What do people do then? They move out leaving the women, the old and the children in the villages till the next monsoon sets in. The men start coming back in May, to gear up for the next agriculture season. Many of them do shift their locations over a period of time, but not all do that. They spend roughly six months in the cities where they find work usually from December. This pattern is changing too. In 2003, I found that the men left for the cities as early as September.

Women labourers busy working on a rice farm of a village in Chhattisgarh.

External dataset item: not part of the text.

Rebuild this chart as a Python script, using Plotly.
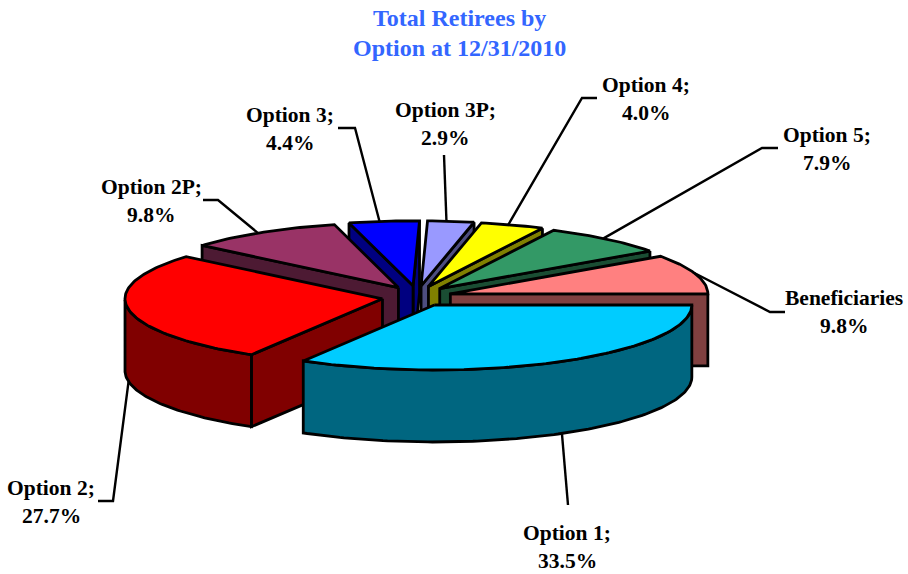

What happens, in the meanwhile, is a process being called 'Feminisation of Agriculture'. That women work in farms is nothing new. But the women having to virtually become custodians of their land in the absence of men, is something new. In Khamera village near Rajnandgaon, nearly 80 per cent men move out every year for work, the Sarpanch informs. “Women do the ploughing, sowing and all other work,” says Meghnad Chandravansi. “This year, a big farmer had come from Sagar in Madhya Pradesh to our village. He wanted these women to go to his village and work as agriculture labourers. Our women labourers are in demand there because they can do all the work and at comparatively cheaper wages,” he laments.

Several issues crop up in the wake of migration leading to feminisation of agriculture. Neither Chhattisgarh government nor Madhya Pradesh government has envisioned this process in the policy planning. But, it’s an issue that calls for an immediate policy to stop the massive exodus of men from their villages to the urban centres. Not only does the exodus cause labour shortage and hence affects the agriculture yield badly, it also renders huge land barren in the absence of agriculture labourers in the villages. In such cases where only men migrate for work, women have to shoulder all other responsibilities, including, importantly, agricultural activities.

Shortage of labourers due to migration places an upward pressure on the wages. But many women employers are unable to cope with this.
Secondly, when men move out – most of whom are marginal farmers or landless – their women slog in the farms. It also means a loss of labour for the farmers when they need them most. Shortage of labourers effectively raises the wages of the farm labourers. This in turn forces the women agriculturists to abandon their farms since they can’t afford to pay good wages to the remaining labour despite good monsoon.

The crisis is more biting in two adjoining districts of Madhya Pradesh – Seoni and Balaghat. The rice producing districts now depend more on women for their agriculture than the migrating men, say agriculturists in these districts. Migration, in Balaghat, has more or less been accepted as a better avenue to earn money than doing the farming back home. Two youths, Lalit Bisane and Sarwanlal Dahare, tell me in Choti Kumhari village on Balaghat-Lamta road that the government does not even reach in this area.

Every village on this road has half its population in cities like Nagpur, Chandrapur, Bhopal, Karimnagar, Hyderabad etc. Farmers at home, they work as construction labourers in the cities. What do women do in the village then? “Oh! They are the ones who do farming now,” says Lalit. “In fact, my mother is doing the same since my father stays for six months in Nagpur,” he informs. The Balaghat-Lalbarra-Seoni road has villages where the contractors line up seeking labourers for construction work in the cities. Women in all those villages take care of on and off-farm activities. “Like Chhattisgarh, Madhya Pradesh too lacks irrigation facilities. There’s an absence of micro-level planning at Gram Panchayats and there’s no policy on recruitment of local population in development works,” points out social worker Avinash Jhade.